I'm always astonished at how often childhood memories will suddenly and strikingly flash in front of my eyes, out of my psyche and into my present.

Just yesterday I was walking along, bopping along, thinking of nothing at all, and then I remembered buying a chocolate-mint fudgesicle from the Becker's convenience store on Lake Street in St.Catharines when I was six, seven years old, and before I left the store I flipped through the pages of a Mad magazine that was eyeing me from the rack, and inside was a parody of Star Trek: The Motion Picture, and the memory was so vivid and clear, potent and improbable, refreshing and intense, that it seemed like not time had passed at all since that moment, long ago, and this moment, here and now. Icould taste the mint and the chocolate. I could see the interior of the store. Icould laugh, again, decades later, at Mort Drucker's renditions of Kirk and Spock and Bones. I could feel, wistfully so, the sunshine of my childhood, so commonplace then, so out-of-reach now. I was seven years old and thirty years old, at one and the same time.

Why did I think that thought at this time?

Who knows.

And then I wondered:

What would happen if all of our memories, and I do mean all, collectively, simultaneously rose to the surface of our psyches at one and the same time? I mean, what if I could see yours and you could see mine? What if we weren't limited to our own brains and minds and hearts and hopes? Could our consciousness even begin to withstand that onslaught of nostalgia and horror and half-remembered hopes?

And then, to further this unlikely scenario even more, what would happen if my memories overlapped with your memories? And not only you, but the guy next door, the old guy, the one who gurgles Scope Wintergreen mouthwash all day long? If I could see what he felt, know what he remembered, if I could view his memories like a Flicker slideshow, would it make me more empathetic to him, the world, ourselves, or less? My memories are always bittersweet and tinged with my own, emotional gloss; they take me back and force me down. But what if you felt mine, and I felt yours, and not only felt them, but understood them? What if the world was nothing more than one communal orgy of memory? Could we all handle it? Could the present withstand it? Would we become lost and abandoned in the senselessness of our past and our present? The memories happened then; they are returning now.

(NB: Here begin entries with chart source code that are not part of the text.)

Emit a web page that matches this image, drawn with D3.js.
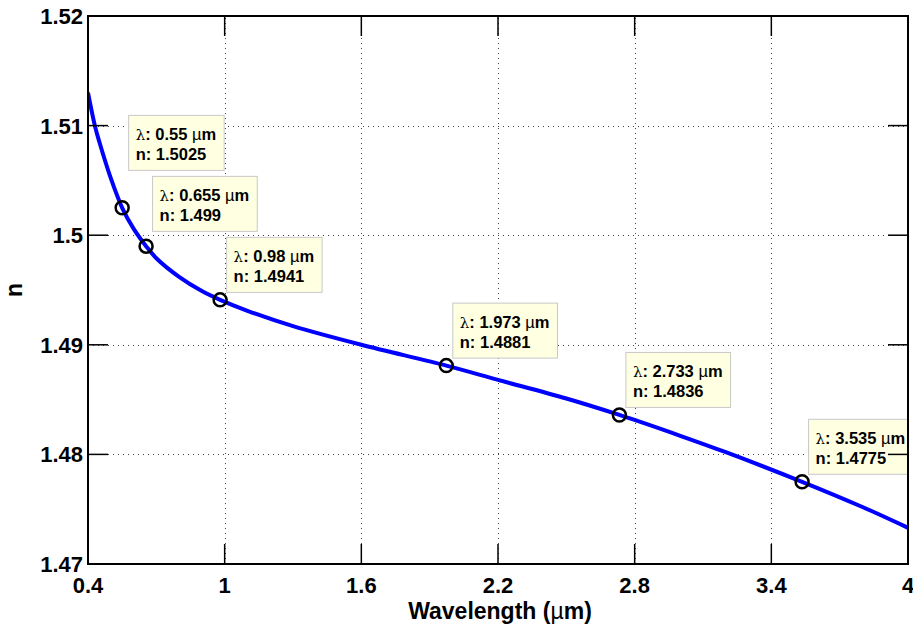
<!DOCTYPE html>
<html>
<head>
<meta charset="utf-8">
<script src="https://cdn.jsdelivr.net/npm/d3@7"></script>
<style>
  body { margin: 0; background: #fff; }
  text { font-family: "Liberation Sans", Arial, Helvetica, sans-serif; }
</style>
</head>
<body>
<div id="chart"></div>
<script>
// wavelength (um) and refractive index
const lambda = [0.4, 0.43, 0.45, 0.5, 0.55, 0.6, 0.655, 0.7, 0.8, 0.9, 0.98, 1.1, 1.3, 1.6, 1.973, 2.2, 2.5, 2.733, 3.0, 3.2, 3.535, 3.8, 4.0];
const nIndex = [1.513, 1.510, 1.5085, 1.5052, 1.5025, 1.5006, 1.499, 1.4979, 1.4962, 1.4949, 1.4941, 1.4931, 1.4917, 1.49, 1.4881, 1.4868, 1.4851, 1.4836, 1.4817, 1.4802, 1.4775, 1.4752, 1.4733];

// data tips
const tipLambda = [0.55, 0.655, 0.98, 1.973, 2.733, 3.535];
const tipN = [1.5025, 1.499, 1.4941, 1.4881, 1.4836, 1.4775];

const xTicks = [0.4, 1, 1.6, 2.2, 2.8, 3.4, 4];
const yTicks = [1.47, 1.48, 1.49, 1.5, 1.51, 1.52];

const width = 913, height = 625;
const margin = {left: 88, right: 5, top: 16, bottom: 61};

const svg = d3.select("#chart").append("svg")
  .attr("width", width)
  .attr("height", height);

const x = d3.scaleLinear().domain([0.4, 4]).range([margin.left, width - margin.right]);
const y = d3.scaleLinear().domain([1.47, 1.52]).range([height - margin.bottom, margin.top]);

const x0 = x.range()[0], x1 = x.range()[1];
const y0 = y.range()[0], y1 = y.range()[1];

svg.append("defs").append("clipPath").attr("id", "plotclip")
  .append("rect").attr("x", x0).attr("y", y1).attr("width", x1 - x0).attr("height", y0 - y1);

// grid
const grid = svg.append("g").attr("stroke", "#444").attr("stroke-width", 1).attr("stroke-dasharray", "1,4");
grid.selectAll(".gx").data(xTicks.slice(1, -1)).enter().append("line")
  .attr("x1", d => Math.round(x(d)) + 0.5).attr("x2", d => Math.round(x(d)) + 0.5)
  .attr("y1", y0).attr("y2", y1);
grid.selectAll(".gy").data(yTicks.slice(1, -1)).enter().append("line")
  .attr("y1", d => Math.round(y(d)) + 0.5).attr("y2", d => Math.round(y(d)) + 0.5)
  .attr("x1", x0).attr("x2", x1);

const plot = svg.append("g").attr("clip-path", "url(#plotclip)");

const line = d3.line()
  .x((d, i) => x(lambda[i]))
  .y(d => y(d))
  .curve(d3.curveCatmullRom);

plot.append("path")
  .datum(nIndex)
  .attr("d", line)
  .attr("fill", "none")
  .attr("stroke", "#0000ff")
  .attr("stroke-width", 4);

plot.selectAll(".mk").data(tipLambda).enter().append("circle")
  .attr("cx", d => x(d))
  .attr("cy", (d, i) => y(tipN[i]))
  .attr("r", 6.5)
  .attr("fill", "none")
  .attr("stroke", "#000")
  .attr("stroke-width", 2.5);

// data tip boxes
const boxH = 55;
const tips = plot.selectAll(".tip").data(tipLambda).enter().append("g");

tips.append("rect")
  .attr("height", boxH)
  .attr("fill", "#ffffe1")
  .attr("stroke", "#c8c8c8")
  .attr("stroke-width", 1);

const t1 = tips.append("text").attr("x", 7).attr("y", 24.5)
  .attr("font-size", 16.5).attr("font-weight", "bold").attr("fill", "#000");
t1.append("tspan").attr("font-weight", "normal").attr("font-family", "'DejaVu Serif', serif").attr("font-size", 15).text("\u03bb");
t1.append("tspan").text(d => ": " + d + " ");
t1.append("tspan").attr("font-weight", "normal").text("\u00b5");
t1.append("tspan").text("m");

tips.append("text").attr("x", 7).attr("y", 44.5)
  .attr("font-size", 16.5).attr("font-weight", "bold").attr("fill", "#000")
  .text((d, i) => "n: " + tipN[i]);

// size boxes to text, then push a tip upward if it would hit the next one
const boxes = tipLambda.map((d, i) => ({x: x(d) + 6.5, y: y(tipN[i]) - 7.5 - boxH, w: 0}));
tips.each(function(d, i) {
  const g = d3.select(this);
  boxes[i].w = d3.max(g.selectAll("text").nodes(), n => n.getComputedTextLength()) + 15;
  g.select("rect").attr("width", boxes[i].w);
});
for (let i = boxes.length - 2; i >= 0; i--) {
  const a = boxes[i], b = boxes[i + 1];
  const overlapX = a.x < b.x + b.w && b.x < a.x + a.w;
  if (overlapX && a.y + boxH > b.y - 6) a.y = b.y - 6 - boxH;
}
tips.attr("transform", (d, i) => `translate(${boxes[i].x},${boxes[i].y})`);

// axes box with ticks
const ax = svg.append("g").attr("stroke", "#000").attr("stroke-width", 2);
const tickLen = 20;
ax.selectAll(".tb").data(xTicks).enter().append("line")
  .attr("x1", d => x(d)).attr("x2", d => x(d)).attr("y1", y0).attr("y2", y0 - tickLen).attr("stroke-width", 1.5);
ax.selectAll(".tt").data(xTicks).enter().append("line")
  .attr("x1", d => x(d)).attr("x2", d => x(d)).attr("y1", y1).attr("y2", y1 + tickLen).attr("stroke-width", 1.5);
ax.selectAll(".tl").data(yTicks).enter().append("line")
  .attr("y1", d => y(d)).attr("y2", d => y(d)).attr("x1", x0).attr("x2", x0 + tickLen).attr("stroke-width", 1.5);
ax.selectAll(".tr").data(yTicks).enter().append("line")
  .attr("y1", d => y(d)).attr("y2", d => y(d)).attr("x1", x1).attr("x2", x1 - tickLen).attr("stroke-width", 1.5);
ax.append("rect")
  .attr("x", x0).attr("y", y1).attr("width", x1 - x0).attr("height", y0 - y1)
  .attr("fill", "none");

// tick labels
const fmt = d3.format("~g");
svg.append("g").selectAll("text").data(xTicks).enter().append("text")
  .attr("x", d => x(d)).attr("y", y0 + 29)
  .attr("text-anchor", "middle")
  .attr("font-size", 22).attr("font-weight", "bold")
  .text(d => fmt(d));
svg.append("g").selectAll("text").data(yTicks).enter().append("text")
  .attr("x", x0 - 5).attr("y", d => y(d) + 8)
  .attr("text-anchor", "end")
  .attr("font-size", 22).attr("font-weight", "bold")
  .text(d => fmt(d));

// axis labels
const xl = svg.append("text")
  .attr("x", 500).attr("y", 619)
  .attr("text-anchor", "middle")
  .attr("font-size", 23).attr("font-weight", "bold");
xl.append("tspan").text("Wavelength (");
xl.append("tspan").attr("font-weight", "normal").text("\u00b5");
xl.append("tspan").text("m)");

svg.append("text")
  .attr("transform", `translate(22,${(y0 + y1) / 2}) rotate(-90)`)
  .attr("text-anchor", "middle")
  .attr("font-size", 23).attr("font-weight", "bold")
  .text("n");
</script>
</body>
</html>
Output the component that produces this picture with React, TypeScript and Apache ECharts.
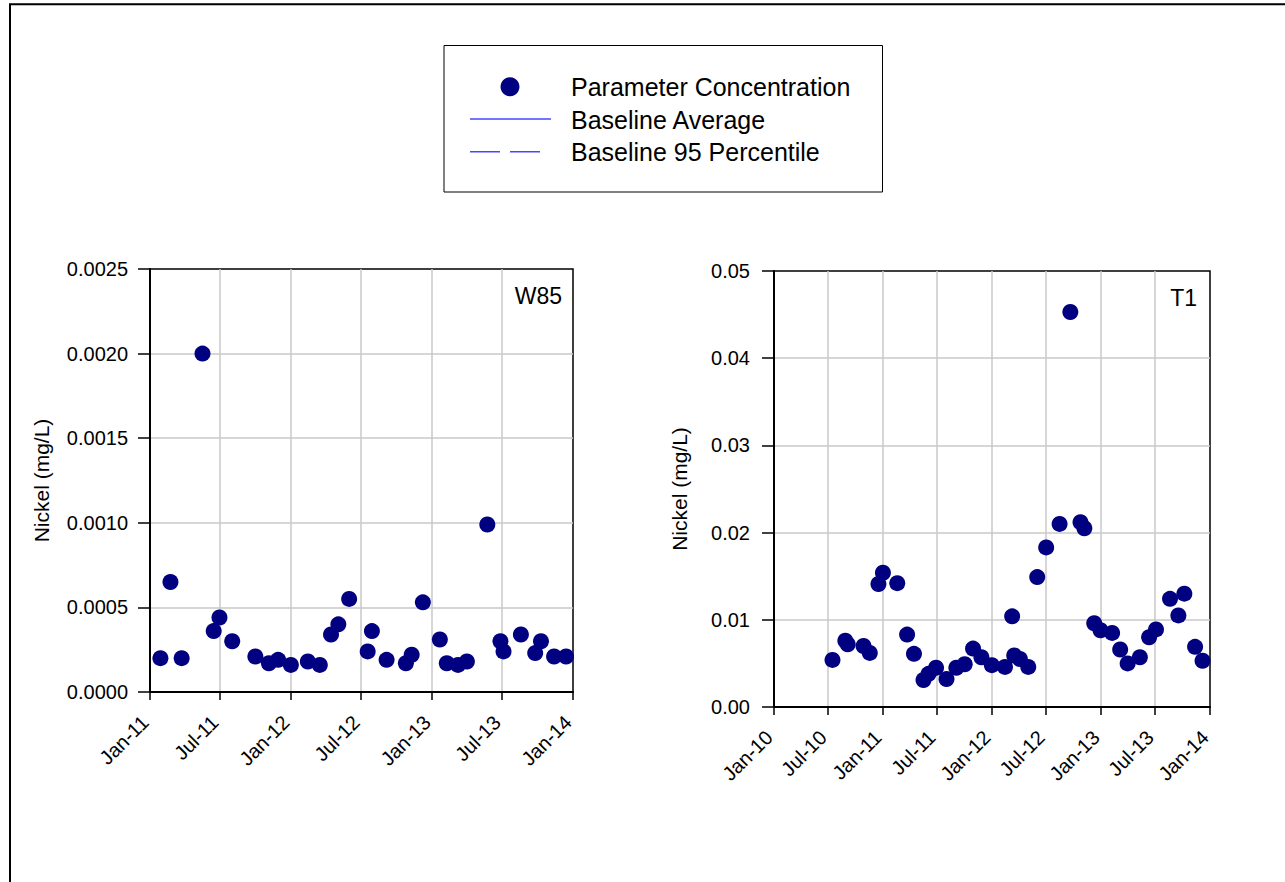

I don't understand it when it happens to me, but together, perhaps together, we could trace the arc of our lives and see where I intersect with You, and where They converge with Us. Memory would no longer be a private shame and a personal glory. It would belong to all of us, united, and braced with such strange, arcane and transcendent knowledge, we might, on some level, be able to understand each other just a little bit more.

Which might be enough.

And now I wonder: If I had not ate the Fudgsicle all those years ago, on that fine spring day, the sunlight dwindling towards dusk, and if I had not flipped through that Mad magazine, so tempting on the rack, would I be writing these words? Would you be reading them? Would it matter? That memory would be gone, and this post would be eradicated, and would I feel their absence somehow? Would I know, on some deep, hidden level, that something had been lost, something that would have connected this man to that boy, this writer to some invisible reader?

Memory is a mystery, and awareness an enigma.

1 comment:

Uncle Lynn said...

This post was destined to be blogged Scott -just as you were destined to eat fudgsicles and be drawn to
Madd mag. It's also nice to share memories as I know from whwnce you came.